## [WHAT THE EXERCISE ASKS]
Quote the records that follow in full, leaving the pictures out.

Entries with chart source code:
>> BEGIN

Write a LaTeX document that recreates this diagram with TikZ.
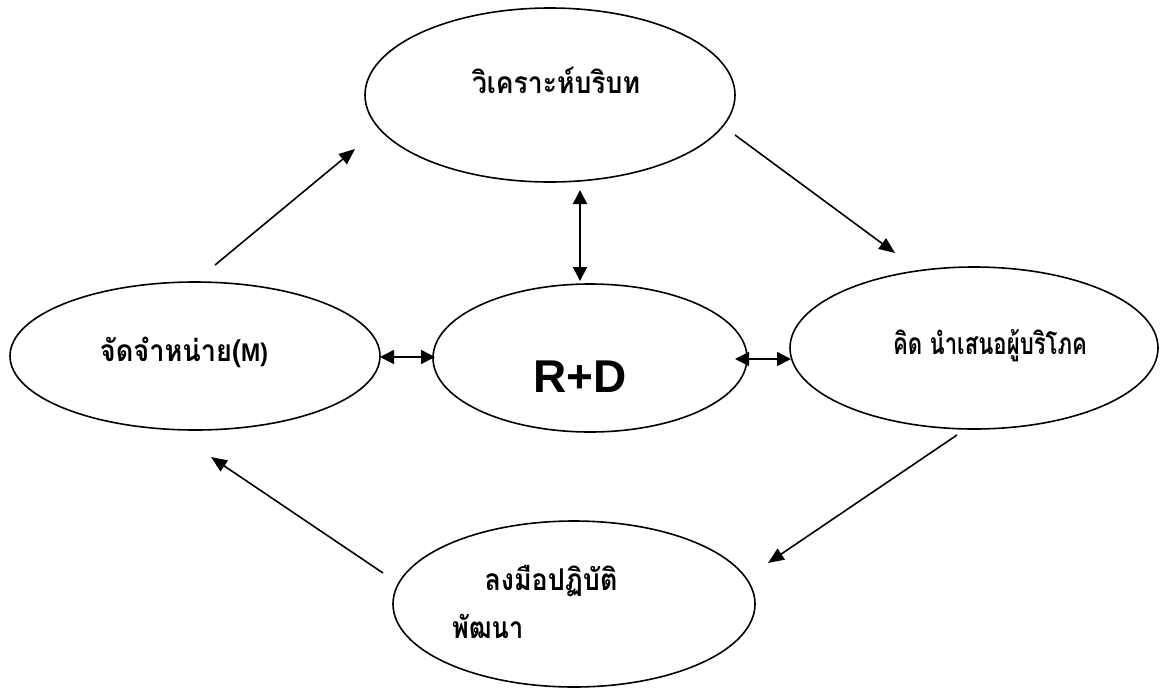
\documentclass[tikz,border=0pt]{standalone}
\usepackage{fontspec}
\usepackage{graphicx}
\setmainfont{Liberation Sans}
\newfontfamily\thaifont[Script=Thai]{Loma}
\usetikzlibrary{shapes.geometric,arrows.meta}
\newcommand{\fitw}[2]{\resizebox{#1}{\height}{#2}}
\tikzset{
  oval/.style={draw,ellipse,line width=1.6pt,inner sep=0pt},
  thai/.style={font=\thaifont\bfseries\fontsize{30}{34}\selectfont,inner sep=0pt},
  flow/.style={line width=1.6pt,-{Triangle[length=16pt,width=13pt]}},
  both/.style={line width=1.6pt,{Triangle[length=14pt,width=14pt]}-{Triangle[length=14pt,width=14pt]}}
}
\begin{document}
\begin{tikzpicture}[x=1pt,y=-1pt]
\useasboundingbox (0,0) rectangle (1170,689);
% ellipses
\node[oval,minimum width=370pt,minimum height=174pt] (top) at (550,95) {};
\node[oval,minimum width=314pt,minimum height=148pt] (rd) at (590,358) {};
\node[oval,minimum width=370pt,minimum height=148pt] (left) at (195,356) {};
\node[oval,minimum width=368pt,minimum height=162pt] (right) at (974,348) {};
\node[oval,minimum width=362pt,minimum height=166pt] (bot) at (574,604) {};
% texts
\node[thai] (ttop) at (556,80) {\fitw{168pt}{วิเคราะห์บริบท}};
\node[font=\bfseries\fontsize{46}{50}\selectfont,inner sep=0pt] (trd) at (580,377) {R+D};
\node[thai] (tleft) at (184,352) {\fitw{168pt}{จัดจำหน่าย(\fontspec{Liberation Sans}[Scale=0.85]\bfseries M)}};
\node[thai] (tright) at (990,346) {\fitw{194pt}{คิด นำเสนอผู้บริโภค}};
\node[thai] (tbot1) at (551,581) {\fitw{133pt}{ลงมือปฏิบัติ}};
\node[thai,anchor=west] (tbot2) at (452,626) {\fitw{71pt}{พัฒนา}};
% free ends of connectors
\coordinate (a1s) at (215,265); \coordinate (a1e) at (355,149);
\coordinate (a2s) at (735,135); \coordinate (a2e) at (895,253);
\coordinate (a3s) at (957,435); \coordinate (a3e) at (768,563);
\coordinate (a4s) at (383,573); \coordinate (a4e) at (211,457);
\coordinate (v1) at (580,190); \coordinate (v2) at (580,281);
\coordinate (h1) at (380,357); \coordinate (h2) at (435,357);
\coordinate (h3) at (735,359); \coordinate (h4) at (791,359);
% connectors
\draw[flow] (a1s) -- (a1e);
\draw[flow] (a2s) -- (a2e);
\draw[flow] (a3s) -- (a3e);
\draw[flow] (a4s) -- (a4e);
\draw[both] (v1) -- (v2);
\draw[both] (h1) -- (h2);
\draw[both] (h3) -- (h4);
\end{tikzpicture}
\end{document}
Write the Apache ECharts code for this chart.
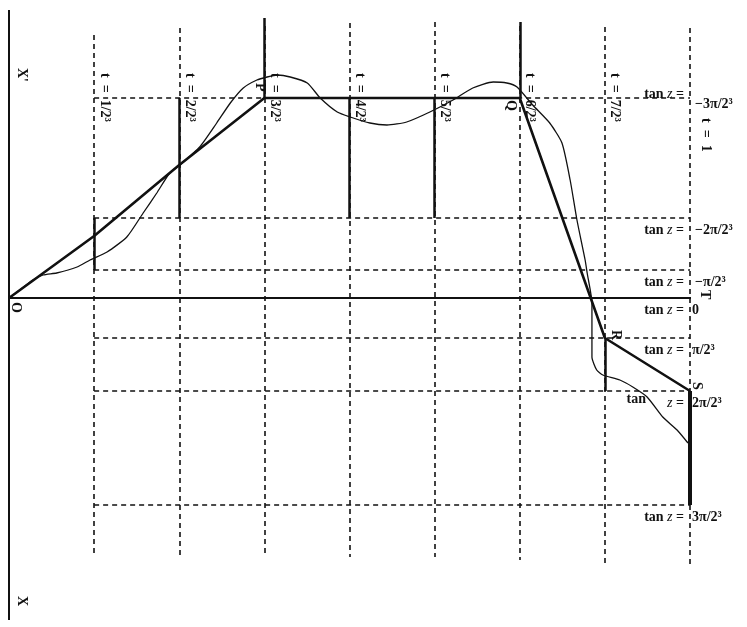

>> END

## [FULL SOLUTION]
Write a LaTeX document that recreates this diagram with TikZ.
\documentclass[tikz,border=0pt]{standalone}
\usepackage{fontspec}
\usepackage{graphicx}
\setmainfont{Liberation Sans}
\newfontfamily\thaifont[Script=Thai]{Loma}
\usetikzlibrary{shapes.geometric,arrows.meta}
\newcommand{\fitw}[2]{\resizebox{#1}{\height}{#2}}
\tikzset{
  oval/.style={draw,ellipse,line width=1.6pt,inner sep=0pt},
  thai/.style={font=\thaifont\bfseries\fontsize{30}{34}\selectfont,inner sep=0pt},
  flow/.style={line width=1.6pt,-{Triangle[length=16pt,width=13pt]}},
  both/.style={line width=1.6pt,{Triangle[length=14pt,width=14pt]}-{Triangle[length=14pt,width=14pt]}}
}
\begin{document}
\begin{tikzpicture}[x=1pt,y=-1pt]
\useasboundingbox (0,0) rectangle (1170,689);
% ellipses
\node[oval,minimum width=370pt,minimum height=174pt] (top) at (550,95) {};
\node[oval,minimum width=314pt,minimum height=148pt] (rd) at (590,358) {};
\node[oval,minimum width=370pt,minimum height=148pt] (left) at (195,356) {};
\node[oval,minimum width=368pt,minimum height=162pt] (right) at (974,348) {};
\node[oval,minimum width=362pt,minimum height=166pt] (bot) at (574,604) {};
% texts
\node[thai] (ttop) at (556,80) {\fitw{168pt}{วิเคราะห์บริบท}};
\node[font=\bfseries\fontsize{46}{50}\selectfont,inner sep=0pt] (trd) at (580,377) {R+D};
\node[thai] (tleft) at (184,352) {\fitw{168pt}{จัดจำหน่าย(\fontspec{Liberation Sans}[Scale=0.85]\bfseries M)}};
\node[thai] (tright) at (990,346) {\fitw{194pt}{คิด นำเสนอผู้บริโภค}};
\node[thai] (tbot1) at (551,581) {\fitw{133pt}{ลงมือปฏิบัติ}};
\node[thai,anchor=west] (tbot2) at (452,626) {\fitw{71pt}{พัฒนา}};
% free ends of connectors
\coordinate (a1s) at (215,265); \coordinate (a1e) at (355,149);
\coordinate (a2s) at (735,135); \coordinate (a2e) at (895,253);
\coordinate (a3s) at (957,435); \coordinate (a3e) at (768,563);
\coordinate (a4s) at (383,573); \coordinate (a4e) at (211,457);
\coordinate (v1) at (580,190); \coordinate (v2) at (580,281);
\coordinate (h1) at (380,357); \coordinate (h2) at (435,357);
\coordinate (h3) at (735,359); \coordinate (h4) at (791,359);
% connectors
\draw[flow] (a1s) -- (a1e);
\draw[flow] (a2s) -- (a2e);
\draw[flow] (a3s) -- (a3e);
\draw[flow] (a4s) -- (a4e);
\draw[both] (v1) -- (v2);
\draw[both] (h1) -- (h2);
\draw[both] (h3) -- (h4);
\end{tikzpicture}
\end{document}
Write the Apache ECharts code for this chart.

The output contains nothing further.